Striking nurses on the picket line in Austin, TX.

Austin, TX – On Tuesday, June 27, over 200 nurses and supporters formed a picket in 100-degree weather outside of Ascension Seton Medical Center in Austin. A part of the historic one-day strike of over 2000 nurses across Texas and Kansas, National Nurses United members authorized the strike by 98%.

Vanessa Villarreal, a nurse on the picket line said, “I'm a NICU nurse, so I take care of patients as small as my hand. I'm a mom and I shouldn't have to choose between taking care of my own baby and two others at work.” Villarreal continued, “I don't do it for the money, I love taking care of babies. But I also didn't become a nurse to be dragged through the dirt. The hospital has the money, but they don't want to negotiate.”

Starting in September of 2023, nurses at Ascension Seton Medical Center in Austin voted 72% in favor to join NNOC/NNU, with the primary complaint being the poor quality of patient care. Beginning before the COVID-19 pandemic came to the U.S., Ascension began short-staffing their hospitals to raise their profit margins, creating unsafe working conditions for nurses and a potentially dangerous situation for patients. Because of this short-staffing, there are 128,000 registered nurses in Texas alone who either cannot find work in their field or are choosing not to due to the poor conditions at work.

Ascension is registered as a non-profit that provides “spiritually-centered holistic care,” but mistreats and understaffs its nurses so the CEO can take home $13 million a year. Despite their aim supposedly being to provide care for the communities they operate in, Ascension operates 13 investment accounts that are worth $41 billion and have $19 billion in cash reserves.
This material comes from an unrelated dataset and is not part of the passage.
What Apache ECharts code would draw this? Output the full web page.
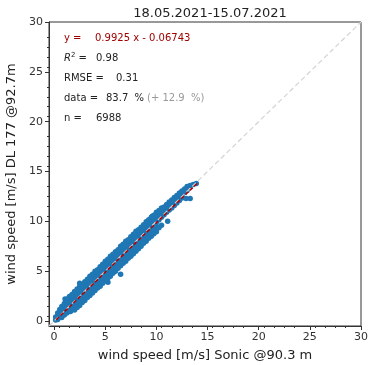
<!DOCTYPE html>
<html>
<head>
<meta charset="utf-8">
<script src="https://cdn.jsdelivr.net/npm/echarts@6/dist/echarts.min.js"></script>
<style>html,body{margin:0;padding:0;background:#fff}#c{width:368px;height:365px}</style>
</head>
<body>
<div id="c"></div>
<script>
// Data (representative points of the dense cloud)
var sonic = [
0.15,0.15, 0.35,0.35,0.35, 0.55,0.55,0.55, 0.75,0.75,0.75,0.75,
1.00,1.00,1.00,1.00,1.07, 1.25,1.25,1.25,1.25, 1.50,1.50,1.50,1.50, 1.75,1.75,1.75,1.75,
2.00,2.00,2.00,2.00, 2.25,2.25,2.25,2.25, 2.50,2.50,2.50,2.50,2.50, 2.75,2.75,2.75,2.75,
3.00,3.00,3.00,3.00, 3.25,3.25,3.25,3.25, 3.50,3.50,3.50,3.50, 3.75,3.75,3.75,3.75,
4.00,4.00,4.00,4.00, 4.25,4.25,4.25,4.25, 4.50,4.50,4.50,4.50, 4.75,4.75,4.75,4.75,
5.00,5.00,5.00,5.00, 5.25,5.25,5.25,5.25,5.26, 5.50,5.50,5.50,5.50, 5.75,5.75,5.75,5.75,
6.00,6.00,6.00,6.00, 6.25,6.25,6.25,6.25, 6.50,6.50,6.50,6.50,6.50, 6.75,6.75,6.75,6.75,
7.00,7.00,7.00,7.00, 7.25,7.25,7.25,7.25, 7.50,7.50,7.50,7.50, 7.75,7.75,7.75,7.75,
8.00,8.00,8.00,8.00, 8.25,8.25,8.25,8.25, 8.50,8.50,8.50,8.50, 8.75,8.75,8.75,8.75,
9.00,9.00,9.00,9.00, 9.25,9.25,9.25,9.25, 9.50,9.50,9.50,9.50, 9.75,9.75,9.75,9.75,
10.00,10.00,10.00,10.00, 10.25,10.25,10.25, 10.50,10.50,10.50, 10.75,10.75,10.75,
11.00,11.00,11.00,11.10, 11.25,11.25,11.25, 11.50,11.50,11.50, 11.75,11.75,11.75,
12.00,12.00,12.00, 12.25,12.25,12.25, 12.50,12.50,12.50, 12.75,12.75, 12.90,
13.00,13.00, 13.30,13.30, 13.60, 13.90,
1.40,2.10,2.90,3.60,4.40,5.10,5.90,6.60,7.30,8.10,8.90,9.60,
1.60,2.40,3.10,3.90,4.60,5.40,6.10,6.90,7.60,8.40,9.10,9.90,
1.50,2.00,2.50,3.00,3.50,4.00,4.50,5.00,5.50,6.00,6.50,7.00,7.50,8.00,8.50,9.00,9.50,10.00,10.50,
2.00,2.50,3.00,3.50,4.00,4.50,5.00,5.50,6.00,6.50,7.00,7.50,8.00,8.50,9.00,9.50,10.00,10.50,
1.75,2.25,2.75,3.25,3.75,4.25,4.75,5.25,5.75,6.25,6.75,7.25,7.75,8.25,8.75,9.25,9.75,10.25,
2.25,2.75,3.25,3.75,4.25,4.75,5.25,5.75,6.25,6.75,7.25,7.75,8.25,8.75,9.25,9.75,10.25
];
var lidar = [
0.40,0.10, 0.80,0.40,0.15, 1.15,0.75,0.40, 1.45,1.05,0.65,0.35,
1.75,1.35,0.95,0.60,2.20, 2.00,1.60,1.20,0.80, 2.30,1.85,1.45,1.05, 2.55,2.10,1.70,1.30,
2.80,2.35,1.95,1.55, 3.00,2.60,2.20,1.80, 3.30,2.90,2.45,2.05,3.80, 3.55,3.15,2.70,2.30,
3.75,3.35,2.95,2.55, 4.05,3.60,3.20,2.80, 4.30,3.85,3.45,3.00, 4.50,4.10,3.70,3.30,
4.80,4.35,3.95,3.55, 5.05,4.60,4.20,3.75, 5.30,4.85,4.45,4.00, 5.50,5.10,4.70,4.25,
5.80,5.35,4.95,4.50, 6.05,5.60,5.20,4.75,3.90, 6.30,5.85,5.45,5.00, 6.55,6.10,5.65,5.25,
6.75,6.35,5.90,5.45, 7.00,6.60,6.15,5.70, 7.30,6.85,6.40,5.95,4.70, 7.55,7.10,6.65,6.20,
7.80,7.35,6.90,6.45, 8.00,7.60,7.15,6.70, 8.30,7.85,7.40,6.95, 8.55,8.10,7.65,7.20,
8.80,8.35,7.90,7.40, 9.05,8.60,8.15,7.70, 9.25,8.85,8.40,7.95, 9.50,9.10,8.65,8.20,
9.75,9.30,8.90,8.45, 10.00,9.55,9.15,8.70, 10.25,9.80,9.40,8.95, 10.50,10.05,9.65,9.25,
10.75,10.30,9.90,9.50, 10.95,10.55,10.15, 11.20,10.80,10.40, 11.45,11.05,10.65,
11.70,11.30,10.90,10.00, 11.95,11.55,11.15, 12.15,11.75,11.35, 12.40,12.00,11.60,
12.60,12.25,11.85, 12.85,12.45,12.10, 13.05,12.70,12.35, 13.25,12.90, 12.30,
13.50,13.10, 13.60,12.30, 13.70, 13.80,
2.25,2.70,3.50,4.35,4.95,5.90,6.55,7.50,8.00,8.95,9.65,10.50,
0.95,1.80,2.45,3.20,3.85,4.60,5.30,6.10,6.75,7.55,8.30,9.05,
2.45,2.95,3.50,3.95,4.50,5.00,5.45,6.00,6.50,6.95,7.50,8.00,8.45,9.00,9.40,9.95,10.40,10.90,11.35,
1.10,1.55,2.05,2.55,3.05,3.50,4.05,4.50,5.00,5.55,6.00,6.50,7.00,7.50,8.00,8.50,8.95,9.60,
2.65,3.20,3.65,4.20,4.70,5.15,5.70,6.20,6.70,7.15,7.70,8.15,8.70,9.15,9.65,10.15,10.60,11.10,
1.35,1.85,2.35,2.80,3.30,3.80,4.30,4.80,5.30,5.80,6.30,6.75,7.25,7.80,8.30,8.75,9.35
];
var fitSlope = 0.9925, fitIntercept = -0.06743;
var fitRange = [0.2, 14.0];
var identityRange = [-0.5, 30];
var axisTicks = [0, 5, 10, 15, 20, 25, 30];
var titleText = '18.05.2021-15.07.2021';

var pts = sonic.map(function (v, i) { return [v, lidar[i]]; });
var fitPts = fitRange.map(function (x) { return [x, fitSlope * x + fitIntercept]; });
var idPts = identityRange.map(function (x) { return [x, x]; });

var chart = echarts.init(document.getElementById('c'), null, {renderer: 'canvas'});
var fontF = 'DejaVu Sans';
function axisCfg(name, gap) {
  return {
    type: 'value', min: -0.5, max: 30, interval: 5,
    name: name, nameLocation: 'middle', nameGap: gap,
    nameTextStyle: {fontFamily: fontF, fontSize: 13, color: '#222'},
    axisLine: {show: true, onZero: false, lineStyle: {color: '#333', width: 1}},
    axisTick: {show: true, length: 4, lineStyle: {color: '#333'},
      customValues: axisTicks},
    minorTick: {show: true, splitNumber: 5, length: 2, lineStyle: {color: '#333'}},
    axisLabel: {fontFamily: fontF, fontSize: 11, color: '#333', margin: 6,
      customValues: axisTicks},
    splitLine: {show: false}
  };
}
var ax = axisCfg('wind speed [m/s] Sonic @90.3 m', 23);
var ay = axisCfg('wind speed [m/s] DL 177 @92.7m', 31);

var F = '10px DejaVu Sans';
function T(x, y, text, color) {
  return {type: 'text', x: x, y: y, style: {text: text, fill: color || '#222', font: F, verticalAlign: 'middle'}};
}

chart.setOption({
  animation: false,
  backgroundColor: '#fff',
  title: {text: titleText, left: 205, top: 2, textAlign: 'center',
    textStyle: {fontFamily: fontF, fontSize: 13, fontWeight: 'normal', color: '#222'}},
  grid: {left: 49, right: 7, top: 22, bottom: 39, show: true, borderColor: '#333', borderWidth: 1,
    containLabel: false, outerBoundsMode: 'none'},
  xAxis: ax,
  yAxis: ay,
  series: [
    {type: 'scatter', data: pts, symbolSize: 5.5, z: 2,
      itemStyle: {color: '#1f77b4', opacity: 1}},
    {type: 'line', data: idPts, symbol: 'none', z: 3,
      lineStyle: {color: '#d3d3d3', width: 1.2, type: [5, 3]}},
    {type: 'line', data: fitPts, symbol: 'none', z: 4,
      lineStyle: {color: '#b40000', width: 1.5, type: [4, 2]}}
  ],
  graphic: [
    T(64, 38, 'y =', '#a00000'),
    T(95, 38, '0.9925 x - 0.06743', '#a00000'),
    {type: 'text', x: 64, y: 58, style: {text: '{i|R}{s|2}{n| =}', verticalAlign: 'middle',
      rich: {i: {fontFamily: fontF, fontSize: 10, fontStyle: 'italic', fill: '#222'},
             s: {fontFamily: fontF, fontSize: 7, fill: '#222', verticalAlign: 'top', padding: [0, 0, 5, 0]},
             n: {fontFamily: fontF, fontSize: 10, fill: '#222'}}}},
    T(96, 58, '0.98'),
    T(64, 78, 'RMSE ='),
    T(116, 78, '0.31'),
    T(64, 98, 'data ='),
    T(106, 98, '83.7  %'),
    T(147, 98, '(+ 12.9  %)', '#999'),
    T(64, 118, 'n ='),
    T(96, 118, '6988')
  ]
});
</script>
</body>
</html>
In response to the strike authorization, the management at Ascension is choosing to do a three-day lockout of all striking nurses. This move shows the bankruptcy of Ascension's supposed care of both their employees and the patients that are treated there.

Kris Fuentes, a nurse in the neonatal intensive care unit said, “Ascension’s dangerous staffing practices disrupt our ability to provide quality care and it puts our patients at risk every day. This is a clear sign Ascension would rather use its vast resources to delay improvement than to invest in the care our patients and our communities deserve with appropriate staffing.”

Other unions, including AFSCME and IBEW, came out to support in solidarity of the strike and stood on the picket line. All in all, over 200 people came out to the picket, showing the greater community support for the nurses’ struggle.